WHAT YOU HAVE TO DO: Copy exactly the lines from the start of the material through the line with "YAxis, CartesianGrid, Label". Pictures stay out of the copy.

● ● ●

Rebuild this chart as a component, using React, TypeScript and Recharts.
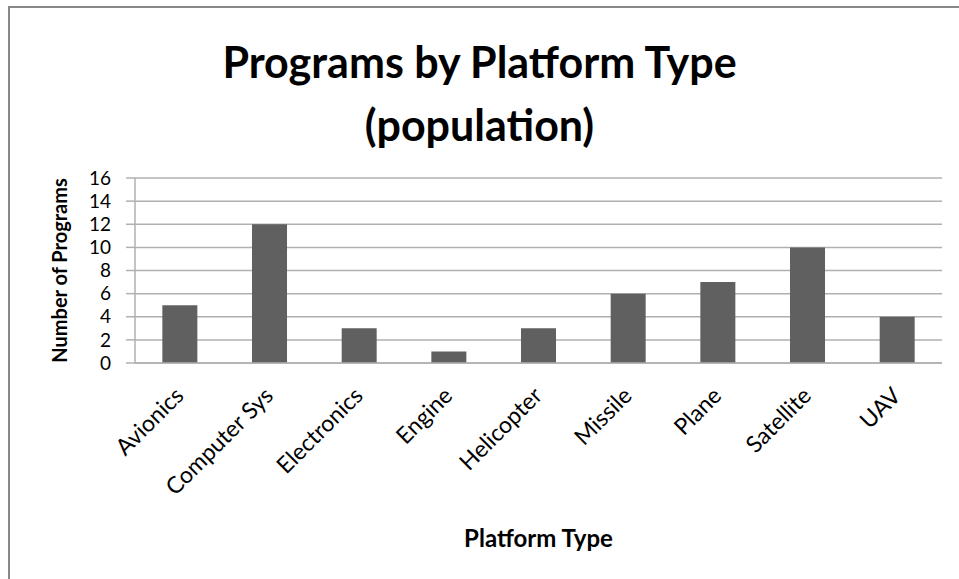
import React from "react"
import { BarChart, Bar, XAxis, YAxis, CartesianGrid, Label } from "recharts"

const platforms = [
  "Avionics",
  "Computer Sys",
  "Electronics",
  "Engine",
  "Helicopter",
  "Missile",
  "Plane",
  "Satellite",
  "UAV",
]
const programCounts = [5, 12, 3, 1, 3, 6, 7, 10, 4]
const yTicks = [0, 2, 4, 6, 8, 10, 12, 14, 16]

const chartData = platforms.map((p, i) => ({ platform: p, programs: programCounts[i] }))

const FONT = "Lato, 'Open Sans', sans-serif"

function SlantTick(props: any) {
  const { x, y, payload } = props
  return (
    <g transform={`translate(${x + 1},${y + 22})`}>
      <text
        transform="rotate(-45)"
        textAnchor="end"
        dominantBaseline="middle"
        fontFamily={FONT}
        fontSize={23}
        fill="#000"
      >
        {payload.value}
      </text>
    </g>
  )
}

export default function App() {
  return (
    <div style={{ position: "absolute", left: 0, top: 0, width: 959, height: 579, background: "#fff" }}>
      <div
        style={{
          position: "absolute",
          left: 8,
          top: 6,
          right: 0,
          bottom: 0,
          borderTop: "2px solid #888",
          borderLeft: "2px solid #888",
        }}
      />
      <div
        style={{
          position: "absolute",
          left: 0,
          top: 30,
          width: 959,
          textAlign: "center",
          fontFamily: FONT,
          fontWeight: 700,
          fontSize: 43,
          lineHeight: "63px",
          color: "#000",
        }}
      >
        Programs by Platform Type
        <br />
        (population)
      </div>
      <div style={{ position: "absolute", left: 0, top: 0 }}>
        <BarChart
          width={959}
          height={579}
          data={chartData}
          margin={{ top: 178, right: 17, left: 0, bottom: 0 }}
          barCategoryGap="30.5%"
        >
          <CartesianGrid vertical={false} stroke="#b0b0b0" strokeWidth={1.5} />
          <XAxis
            dataKey="platform"
            height={216}
            interval={0}
            tickLine={false}
            axisLine={{ stroke: "#b0b0b0", strokeWidth: 1.5 }}
            tick={<SlantTick />}
          >
            <Label
              value="Platform Type"
              position="insideBottom"
              offset={32}
              style={{ fontFamily: FONT, fontWeight: 700, fontSize: 24, fill: "#000" }}
            />
          </XAxis>
          <YAxis
            width={135}
            domain={[0, 16]}
            ticks={yTicks}
            interval={0}
            tickSize={9}
            tickMargin={15}
            tickLine={{ stroke: "#b0b0b0", strokeWidth: 1.5 }}
            axisLine={{ stroke: "#b0b0b0", strokeWidth: 1.5 }}
            tick={{ fontFamily: FONT, fontSize: 19, fill: "#000" }}
          >
            <Label
              value="Number of Programs"
              angle={-90}
              position="insideLeft"
              offset={60}
              style={{ fontFamily: FONT, fontWeight: 700, fontSize: 20, fill: "#000", textAnchor: "middle" }}
            />
          </YAxis>
          <Bar dataKey="programs" fill="#606060" isAnimationActive={false} />
        </BarChart>
      </div>
    </div>
  )
}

● ● ●

WORKED SOLUTION:
Rebuild this chart as a component, using React, TypeScript and Recharts.
import React from "react"
import { BarChart, Bar, XAxis, YAxis, CartesianGrid, Label } from "recharts"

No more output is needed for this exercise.